**Exercise brief:**
From the records below, print only the part that opens with the line containing "Convert this chart to D3.js code." and closes with the line containing "var arc = d3.arc().innerRadius(0).outerRadius(radius);"; omit the pictures.
***
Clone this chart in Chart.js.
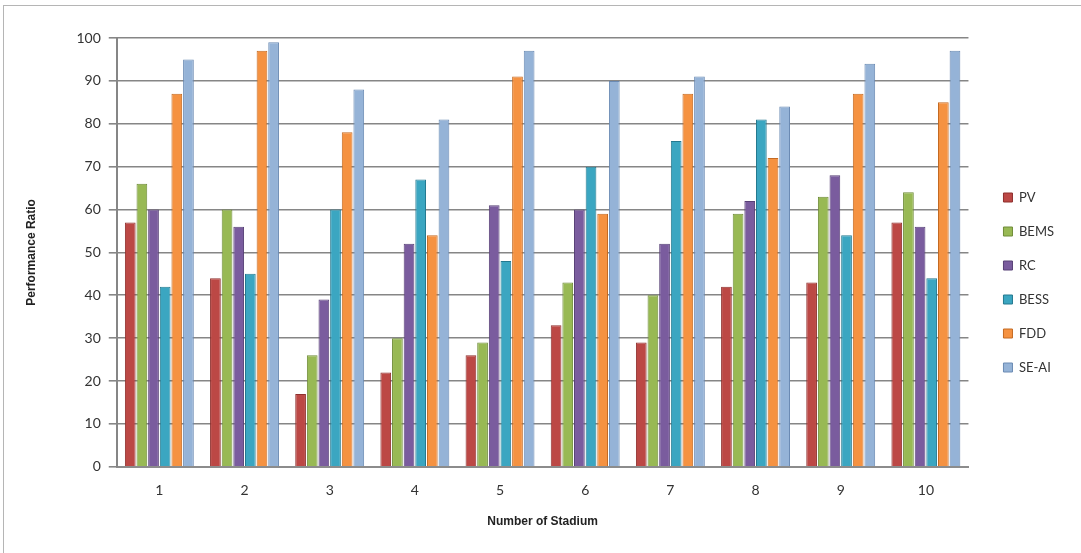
<!DOCTYPE html>
<html lang="en">
<head>
    <meta charset="UTF-8">
    <title>Performance Ratio by Stadium</title>
    <style>
        body {
            margin: 0;
            padding: 0;
            background: #ffffff;
        }

        .frame {
            position: absolute;
            left: 3px;
            top: 5px;
            width: 1090px;
            height: 560px;
            border: 1px solid #b5b5b5;
        }

        #chart-wrap {
            position: absolute;
            left: 0;
            top: 0;
            width: 1081px;
            height: 553px;
        }
    </style>
</head>
<body>
<div class="frame"></div>
<div id="chart-wrap">
    <canvas id="bar-chart"></canvas>
</div>

<script src="https://cdn.jsdelivr.net/npm/chart.js"></script>
<script>
    // data
    var stadiums = ['1', '2', '3', '4', '5', '6', '7', '8', '9', '10'];
    var pv    = [57, 44, 17, 22, 26, 33, 29, 42, 43, 57];
    var bems  = [66, 60, 26, 30, 29, 43, 40, 59, 63, 64];
    var rc    = [60, 56, 39, 52, 61, 60, 52, 62, 68, 56];
    var bess  = [42, 45, 60, 67, 48, 70, 76, 81, 54, 44];
    var fdd   = [87, 97, 78, 54, 91, 59, 87, 72, 87, 85];
    var seai  = [95, 99, 88, 81, 97, 90, 91, 84, 94, 97];
    var yTicks = [0, 10, 20, 30, 40, 50, 60, 70, 80, 90, 100];

    function series(label, values, color, edge) {
        return {
            label: label,
            data: values,
            backgroundColor: color,
            borderColor: edge,
            borderWidth: 1,
            categoryPercentage: 0.82,
            barPercentage: 0.92
        };
    }

    // push the legend a bit further right, away from the plot
    var legendShift = {
        id: 'legendShift',
        afterLayout: function (chart) {
            chart.legend.left += 14;
            chart.legend.right += 14;
            chart.legend.top -= 3;
            chart.legend.bottom -= 3;
        }
    };

    var ctx = document.getElementById('bar-chart').getContext('2d');
    var chart = new Chart(ctx, {
        type: 'bar',
        data: {
            labels: stadiums,
            datasets: [
                series('PV', pv, '#bc4845', '#8e2f2d'),
                series('BEMS', bems, '#98b954', '#6f8c38'),
                series('RC', rc, '#7a5c9e', '#574076'),
                series('BESS', bess, '#3ba6c1', '#24798f'),
                series('FDD', fdd, '#f59241', '#c46a22'),
                series('SE-AI', seai, '#95b3d7', '#6a8ab3')
            ]
        },
        options: {
            responsive: true,
            maintainAspectRatio: false,
            animation: false,
            layout: {
                padding: {left: 20, right: 31, top: 38, bottom: 20}
            },
            plugins: {
                tooltip: {enabled: false},
                legend: {
                    position: 'right',
                    align: 'center',
                    labels: {
                        boxWidth: 9,
                        boxHeight: 9,
                        padding: 21,
                        color: '#333333',
                        font: {family: 'Lato', size: 13}
                    }
                }
            },
            scales: {
                x: {
                    grid: {display: false},
                    border: {color: '#8c8c8c', width: 2},
                    ticks: {
                        color: '#333333',
                        padding: 7,
                        font: {family: 'Lato', size: 14}
                    },
                    title: {
                        display: true,
                        text: 'Number of Stadium',
                        color: '#222222',
                        padding: {top: 9},
                        font: {family: 'Liberation Sans', size: 12, weight: 'bold'}
                    }
                },
                y: {
                    min: 0,
                    max: 100,
                    afterBuildTicks: function (axis) {
                        axis.ticks = yTicks.map(function (v) { return {value: v}; });
                    },
                    grid: {
                        color: '#868686',
                        lineWidth: 1.6,
                        tickLength: 8
                    },
                    border: {color: '#868686', width: 2},
                    ticks: {
                        color: '#333333',
                        padding: 8,
                        font: {family: 'Lato', size: 14}
                    },
                    title: {
                        display: true,
                        text: 'Performance Ratio',
                        color: '#222222',
                        padding: {bottom: 30},
                        font: {family: 'Liberation Sans', size: 12, weight: 'bold'}
                    }
                }
            }
        },
        plugins: [legendShift]
    });
</script>
</body>
</html>
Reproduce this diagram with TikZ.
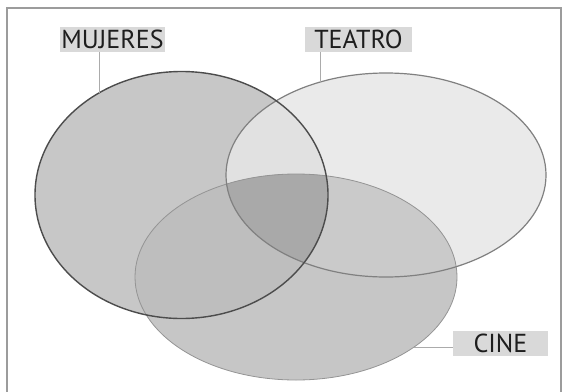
\documentclass[tikz,border=0pt]{standalone}
\usepackage{fontspec}
\setmainfont{PT Sans}
\definecolor{cM}{HTML}{C7C7C7}
\definecolor{cT}{HTML}{EAEAEA}
\definecolor{cMT}{HTML}{E1E1E1}
\definecolor{cC}{HTML}{C6C6C6}
\definecolor{cMC}{HTML}{BEBEBE}
\definecolor{cTC}{HTML}{CACACA}
\definecolor{cMTC}{HTML}{A9A9A9}
\definecolor{boxc}{HTML}{D9D9D9}
\definecolor{framec}{HTML}{9C9C9C}
\definecolor{leadc}{HTML}{ABABAB}
\definecolor{txtc}{HTML}{1E1E1E}
\tikzset{
  lbl/.style={fill=boxc, inner sep=0pt, minimum height=25pt, text height=18pt, text depth=0pt,
    text=txtc, font=\fontsize{26}{26}\selectfont},
  leader/.style={draw=leadc, line width=0.9pt},
  lineM/.style={draw=black!70, line width=1.4pt},
  lineT/.style={draw=black!50, line width=1.2pt},
  lineC/.style={draw=black!42, line width=0.8pt}
}
\def\pM{(181.5,195) ellipse [x radius=146.5pt, y radius=123.5pt]}
\def\pT{(386,175) ellipse [x radius=160pt, y radius=102pt]}
\def\pC{(296,277) ellipse [x radius=161pt, y radius=103pt]}
\begin{document}
\begin{tikzpicture}[x=1pt,y=-1pt]
\useasboundingbox (0,0) rectangle (564,391);
\fill[white] (0,0) rectangle (564,391);
\draw[framec, line width=1.6pt] (7,395) -- (7,8) -- (561,8) -- (561,395);
% fills
\fill[cM] \pM;
\fill[cT] \pT;
\begin{scope}\clip \pM; \fill[cMT] \pT; \end{scope}
\fill[cC] \pC;
\begin{scope}\clip \pC; \fill[cMC] \pM; \end{scope}
\begin{scope}\clip \pC; \fill[cTC] \pT; \end{scope}
\begin{scope}\clip \pC; \clip \pM; \fill[cMTC] \pT; \end{scope}
% outlines
\draw[lineC] \pC;
\draw[lineT] \pT;
\draw[lineM] \pM;
% points on the ellipses
\coordinate (mj) at (99.5,92.6);
\coordinate (tt) at (320,82);
\coordinate (cc) at (414,347);
% labels
\node[lbl, minimum width=105pt] (lm) at (112.5,39.5) {MUJERES};
\node[lbl, minimum width=107pt] (lt) at (358.5,39) {TEATRO};
\node[lbl, minimum width=95pt] (lc) at (500.5,343) {CINE};
% leaders
\draw[leader] (lm.south -| mj) -- (mj);
\draw[leader] (lt.south -| tt) -- (tt);
\draw[leader] (lc.west |- cc) -- (cc);
\end{tikzpicture}
\end{document}
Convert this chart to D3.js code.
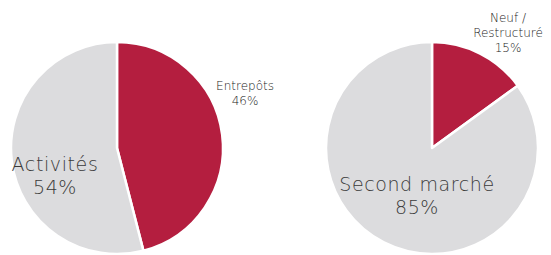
<!DOCTYPE html>
<html>
<head>
<meta charset="utf-8">
<script src="https://cdn.jsdelivr.net/npm/d3@7"></script>
<style>
  body { margin: 0; background: #fff; }
  text { font-family: "DejaVu Sans", sans-serif; font-weight: 200; fill: #3a3a3a; }
  text.small { fill: #1a1a1a; }
</style>
</head>
<body>
<div id="chart"></div>
<script>
var leftLabels = ["Entrepôts", "Activités"],
    leftValues = [46, 54];
var rightLabels = ["Neuf / Restructuré", "Second marché"],
    rightValues = [15, 85];
var colors = ["#b41e3f", "#dcdcde"];

var width = 551, height = 255, radius = 106;

var svg = d3.select("#chart").append("svg")
    .attr("width", width)
    .attr("height", height);

var pie = d3.pie().sort(null).value(function(d) { return d; });
var arc = d3.arc().innerRadius(0).outerRadius(radius);

function drawPie(cx, cy, values) {
    var g = svg.append("g")
        .attr("transform", "translate(" + cx + "," + cy + ")");
    g.selectAll("path")
        .data(pie(values))
      .enter().append("path")
        .attr("d", arc)
        .attr("fill", function(d, i) { return colors[i]; })
        .attr("stroke", "#fff")
        .attr("stroke-width", 2.5)
        .attr("stroke-linejoin", "round");
    return g;
}

// one text element per line
function label(x, y, lines, size, lh, ls) {
    lines.forEach(function(l, i) {
        svg.append("text")
            .attr("class", size < 14 ? "small" : "big")
            .attr("text-anchor", "middle")
            .attr("font-size", size)
            .attr("letter-spacing", ls || 0)
            .attr("x", x)
            .attr("y", y + i * lh)
            .text(l);
    });
}

drawPie(117, 148, leftValues);
drawPie(432, 148, rightValues);

// Left pie labels
label(245, 90, [leftLabels[0], leftValues[0] + "%"], 12, 14.5);
label(55, 171, [leftLabels[1], leftValues[1] + "%"], 19, 22.5, 0.6);

// Right pie labels
label(508, 22, ["Neuf /", "Restructuré", rightValues[0] + "%"], 12, 15);
label(417, 191, [rightLabels[1], rightValues[1] + "%"], 19, 22.5, 0.6);
</script>
</body>
</html>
***
**Answer in full:**
Convert this chart to D3.js code.
<!DOCTYPE html>
<html>
<head>
<meta charset="utf-8">
<script src="https://cdn.jsdelivr.net/npm/d3@7"></script>
<style>
  body { margin: 0; background: #fff; }
  text { font-family: "DejaVu Sans", sans-serif; font-weight: 200; fill: #3a3a3a; }
  text.small { fill: #1a1a1a; }
</style>
</head>
<body>
<div id="chart"></div>
<script>
var leftLabels = ["Entrepôts", "Activités"],
    leftValues = [46, 54];
var rightLabels = ["Neuf / Restructuré", "Second marché"],
    rightValues = [15, 85];
var colors = ["#b41e3f", "#dcdcde"];

var width = 551, height = 255, radius = 106;

var svg = d3.select("#chart").append("svg")
    .attr("width", width)
    .attr("height", height);

var pie = d3.pie().sort(null).value(function(d) { return d; });
var arc = d3.arc().innerRadius(0).outerRadius(radius);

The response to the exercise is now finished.